*Written instruction*
Search the data for the word "this". Reproduce every line where it is found.

*Provided material*
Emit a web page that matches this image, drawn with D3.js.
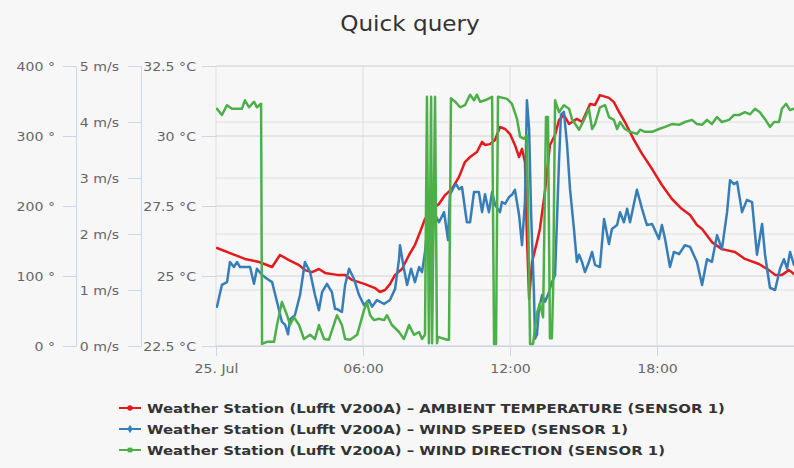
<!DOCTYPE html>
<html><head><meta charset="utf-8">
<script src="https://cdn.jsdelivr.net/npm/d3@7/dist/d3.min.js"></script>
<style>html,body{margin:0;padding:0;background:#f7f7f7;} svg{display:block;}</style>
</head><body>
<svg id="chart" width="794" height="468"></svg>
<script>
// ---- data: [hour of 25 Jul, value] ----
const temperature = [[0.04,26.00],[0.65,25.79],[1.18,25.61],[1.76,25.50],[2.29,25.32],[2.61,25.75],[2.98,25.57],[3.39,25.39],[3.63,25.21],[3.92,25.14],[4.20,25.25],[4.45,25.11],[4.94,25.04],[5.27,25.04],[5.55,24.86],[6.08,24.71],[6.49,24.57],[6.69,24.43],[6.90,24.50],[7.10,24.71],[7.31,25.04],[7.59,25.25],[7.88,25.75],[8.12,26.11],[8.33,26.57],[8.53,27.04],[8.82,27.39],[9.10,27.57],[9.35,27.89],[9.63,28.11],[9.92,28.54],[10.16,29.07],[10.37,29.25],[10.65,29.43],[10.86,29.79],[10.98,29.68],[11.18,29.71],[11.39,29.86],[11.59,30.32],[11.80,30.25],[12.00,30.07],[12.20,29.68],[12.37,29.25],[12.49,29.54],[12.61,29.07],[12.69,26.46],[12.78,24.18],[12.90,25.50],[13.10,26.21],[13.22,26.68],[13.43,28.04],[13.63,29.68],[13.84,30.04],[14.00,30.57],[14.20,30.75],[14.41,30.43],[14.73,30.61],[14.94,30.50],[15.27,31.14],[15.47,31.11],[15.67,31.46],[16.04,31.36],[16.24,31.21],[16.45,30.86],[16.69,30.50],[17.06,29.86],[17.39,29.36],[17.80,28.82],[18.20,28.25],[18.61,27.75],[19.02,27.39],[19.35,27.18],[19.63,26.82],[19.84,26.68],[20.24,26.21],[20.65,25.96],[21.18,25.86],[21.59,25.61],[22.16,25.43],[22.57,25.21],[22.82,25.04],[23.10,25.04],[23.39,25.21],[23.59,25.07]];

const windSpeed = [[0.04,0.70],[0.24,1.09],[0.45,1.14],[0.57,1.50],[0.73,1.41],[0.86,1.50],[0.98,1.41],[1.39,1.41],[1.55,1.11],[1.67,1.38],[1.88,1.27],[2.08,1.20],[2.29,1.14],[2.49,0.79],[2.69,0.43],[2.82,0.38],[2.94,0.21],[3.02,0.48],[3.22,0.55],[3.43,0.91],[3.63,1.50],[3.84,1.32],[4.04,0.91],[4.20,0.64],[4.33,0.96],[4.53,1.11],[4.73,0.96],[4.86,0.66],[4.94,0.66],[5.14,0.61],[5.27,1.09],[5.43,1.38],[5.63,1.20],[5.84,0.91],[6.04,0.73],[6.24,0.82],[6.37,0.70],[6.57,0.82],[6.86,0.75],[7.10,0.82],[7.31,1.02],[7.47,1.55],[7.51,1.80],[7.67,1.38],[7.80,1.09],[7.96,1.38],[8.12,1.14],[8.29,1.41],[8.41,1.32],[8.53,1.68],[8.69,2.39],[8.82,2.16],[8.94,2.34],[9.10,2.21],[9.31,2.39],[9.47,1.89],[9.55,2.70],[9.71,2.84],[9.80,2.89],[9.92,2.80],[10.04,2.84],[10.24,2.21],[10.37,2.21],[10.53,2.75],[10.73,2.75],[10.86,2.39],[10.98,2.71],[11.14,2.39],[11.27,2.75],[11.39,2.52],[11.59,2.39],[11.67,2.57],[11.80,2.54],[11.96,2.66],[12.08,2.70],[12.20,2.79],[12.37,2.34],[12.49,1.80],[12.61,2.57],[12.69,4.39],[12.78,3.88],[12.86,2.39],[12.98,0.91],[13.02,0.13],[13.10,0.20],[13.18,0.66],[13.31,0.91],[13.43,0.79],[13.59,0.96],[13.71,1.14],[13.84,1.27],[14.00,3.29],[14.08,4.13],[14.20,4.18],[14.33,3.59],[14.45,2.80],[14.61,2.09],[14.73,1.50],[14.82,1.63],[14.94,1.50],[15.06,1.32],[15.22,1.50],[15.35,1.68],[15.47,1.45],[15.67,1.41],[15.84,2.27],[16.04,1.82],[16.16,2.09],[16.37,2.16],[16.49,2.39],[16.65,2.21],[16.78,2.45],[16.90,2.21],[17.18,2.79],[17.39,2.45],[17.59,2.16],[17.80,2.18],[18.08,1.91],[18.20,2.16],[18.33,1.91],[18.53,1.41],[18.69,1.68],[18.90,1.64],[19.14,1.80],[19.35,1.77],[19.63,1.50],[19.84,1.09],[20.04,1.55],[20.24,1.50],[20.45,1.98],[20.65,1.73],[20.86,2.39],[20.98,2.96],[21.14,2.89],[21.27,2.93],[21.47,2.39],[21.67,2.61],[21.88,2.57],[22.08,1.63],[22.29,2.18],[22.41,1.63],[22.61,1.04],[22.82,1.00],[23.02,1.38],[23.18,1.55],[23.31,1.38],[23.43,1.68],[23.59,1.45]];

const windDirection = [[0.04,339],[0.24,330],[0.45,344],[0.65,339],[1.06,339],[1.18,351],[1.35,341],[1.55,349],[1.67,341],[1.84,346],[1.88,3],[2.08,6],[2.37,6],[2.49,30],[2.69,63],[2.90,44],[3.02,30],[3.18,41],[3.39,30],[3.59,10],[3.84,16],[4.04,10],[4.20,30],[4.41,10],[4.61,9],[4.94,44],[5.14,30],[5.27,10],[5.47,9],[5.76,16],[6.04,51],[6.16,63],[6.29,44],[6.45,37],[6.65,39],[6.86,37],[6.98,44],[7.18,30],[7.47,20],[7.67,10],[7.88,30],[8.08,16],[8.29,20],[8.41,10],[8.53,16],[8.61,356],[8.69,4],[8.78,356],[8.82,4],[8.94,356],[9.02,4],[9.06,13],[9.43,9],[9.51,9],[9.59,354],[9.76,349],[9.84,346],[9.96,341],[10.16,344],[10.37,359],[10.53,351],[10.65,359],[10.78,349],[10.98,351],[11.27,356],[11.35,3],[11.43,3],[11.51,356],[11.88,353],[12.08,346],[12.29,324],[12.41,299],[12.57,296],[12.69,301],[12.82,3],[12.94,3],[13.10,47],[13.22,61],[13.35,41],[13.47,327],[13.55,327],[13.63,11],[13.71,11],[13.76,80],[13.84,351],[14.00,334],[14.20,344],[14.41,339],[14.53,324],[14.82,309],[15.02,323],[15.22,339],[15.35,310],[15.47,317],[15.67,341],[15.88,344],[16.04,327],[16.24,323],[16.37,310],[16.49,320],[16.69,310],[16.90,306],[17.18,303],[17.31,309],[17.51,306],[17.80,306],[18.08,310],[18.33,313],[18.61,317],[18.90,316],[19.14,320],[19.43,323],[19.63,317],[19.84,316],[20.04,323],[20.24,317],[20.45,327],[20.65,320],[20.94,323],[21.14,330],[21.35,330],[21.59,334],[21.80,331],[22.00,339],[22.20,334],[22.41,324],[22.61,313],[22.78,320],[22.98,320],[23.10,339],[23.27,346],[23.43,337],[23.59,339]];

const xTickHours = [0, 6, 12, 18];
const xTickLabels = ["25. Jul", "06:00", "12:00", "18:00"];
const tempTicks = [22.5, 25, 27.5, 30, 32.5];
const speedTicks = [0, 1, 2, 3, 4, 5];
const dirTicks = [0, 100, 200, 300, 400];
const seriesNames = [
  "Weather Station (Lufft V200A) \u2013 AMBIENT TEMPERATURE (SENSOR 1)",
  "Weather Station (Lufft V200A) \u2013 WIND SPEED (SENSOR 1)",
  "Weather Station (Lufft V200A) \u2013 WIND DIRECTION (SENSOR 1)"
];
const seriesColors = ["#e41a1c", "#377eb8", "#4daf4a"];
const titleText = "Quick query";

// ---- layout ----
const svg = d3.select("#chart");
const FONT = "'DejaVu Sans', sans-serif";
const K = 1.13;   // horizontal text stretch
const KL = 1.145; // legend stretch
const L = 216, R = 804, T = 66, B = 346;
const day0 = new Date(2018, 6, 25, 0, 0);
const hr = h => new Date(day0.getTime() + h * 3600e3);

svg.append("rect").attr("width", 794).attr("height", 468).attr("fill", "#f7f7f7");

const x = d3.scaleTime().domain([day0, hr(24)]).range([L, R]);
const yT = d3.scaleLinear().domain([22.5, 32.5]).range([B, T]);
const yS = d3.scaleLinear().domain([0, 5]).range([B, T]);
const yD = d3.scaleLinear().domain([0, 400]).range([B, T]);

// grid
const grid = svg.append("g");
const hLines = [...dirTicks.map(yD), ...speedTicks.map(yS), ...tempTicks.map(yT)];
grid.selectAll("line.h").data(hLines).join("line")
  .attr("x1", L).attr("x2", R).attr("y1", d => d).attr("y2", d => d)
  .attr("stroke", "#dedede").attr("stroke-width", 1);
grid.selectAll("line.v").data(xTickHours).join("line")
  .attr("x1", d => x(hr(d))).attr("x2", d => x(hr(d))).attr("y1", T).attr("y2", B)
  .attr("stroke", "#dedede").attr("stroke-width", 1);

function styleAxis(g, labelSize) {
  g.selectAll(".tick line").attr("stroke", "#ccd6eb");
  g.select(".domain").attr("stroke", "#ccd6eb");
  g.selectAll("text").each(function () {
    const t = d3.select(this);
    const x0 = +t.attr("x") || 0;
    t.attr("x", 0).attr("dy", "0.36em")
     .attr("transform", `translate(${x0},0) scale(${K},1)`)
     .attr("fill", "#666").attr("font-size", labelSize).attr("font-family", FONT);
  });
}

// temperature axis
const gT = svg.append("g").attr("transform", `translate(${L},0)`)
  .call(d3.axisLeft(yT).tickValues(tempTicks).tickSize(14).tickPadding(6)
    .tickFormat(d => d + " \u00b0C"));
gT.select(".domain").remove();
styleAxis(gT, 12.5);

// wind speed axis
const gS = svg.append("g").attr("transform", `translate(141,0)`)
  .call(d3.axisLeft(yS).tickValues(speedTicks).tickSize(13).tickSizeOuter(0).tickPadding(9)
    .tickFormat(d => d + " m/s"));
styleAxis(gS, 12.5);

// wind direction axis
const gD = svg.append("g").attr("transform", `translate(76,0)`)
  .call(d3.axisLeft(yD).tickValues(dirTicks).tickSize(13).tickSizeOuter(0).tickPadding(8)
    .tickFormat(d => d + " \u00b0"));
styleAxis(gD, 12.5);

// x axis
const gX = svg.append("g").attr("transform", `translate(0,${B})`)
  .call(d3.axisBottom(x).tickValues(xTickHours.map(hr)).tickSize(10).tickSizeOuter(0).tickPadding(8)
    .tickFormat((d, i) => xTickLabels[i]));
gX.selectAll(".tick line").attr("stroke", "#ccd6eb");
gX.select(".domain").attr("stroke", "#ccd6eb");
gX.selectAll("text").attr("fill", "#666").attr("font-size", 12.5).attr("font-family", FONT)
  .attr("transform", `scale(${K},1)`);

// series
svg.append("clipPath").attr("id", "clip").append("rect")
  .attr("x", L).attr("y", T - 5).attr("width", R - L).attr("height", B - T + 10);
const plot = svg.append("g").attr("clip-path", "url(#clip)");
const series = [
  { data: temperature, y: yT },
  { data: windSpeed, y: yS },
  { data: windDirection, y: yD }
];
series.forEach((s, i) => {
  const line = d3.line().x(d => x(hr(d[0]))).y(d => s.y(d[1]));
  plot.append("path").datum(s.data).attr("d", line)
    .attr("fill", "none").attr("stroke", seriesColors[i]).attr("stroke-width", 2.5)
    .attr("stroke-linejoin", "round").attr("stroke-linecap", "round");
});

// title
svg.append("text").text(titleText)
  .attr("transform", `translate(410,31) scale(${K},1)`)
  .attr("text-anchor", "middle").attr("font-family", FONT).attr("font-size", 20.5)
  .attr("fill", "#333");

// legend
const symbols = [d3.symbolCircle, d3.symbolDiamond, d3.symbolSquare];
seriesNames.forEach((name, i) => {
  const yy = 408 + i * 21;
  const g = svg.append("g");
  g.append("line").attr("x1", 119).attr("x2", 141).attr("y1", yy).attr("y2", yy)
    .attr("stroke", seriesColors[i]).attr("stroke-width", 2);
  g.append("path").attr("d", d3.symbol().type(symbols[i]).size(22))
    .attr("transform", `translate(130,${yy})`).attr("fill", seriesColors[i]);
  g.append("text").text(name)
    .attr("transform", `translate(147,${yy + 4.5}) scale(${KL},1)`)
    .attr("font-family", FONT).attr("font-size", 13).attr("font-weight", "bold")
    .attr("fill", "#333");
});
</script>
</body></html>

*Written response*
Emit a web page that matches this image, drawn with D3.js.
    const t = d3.select(this);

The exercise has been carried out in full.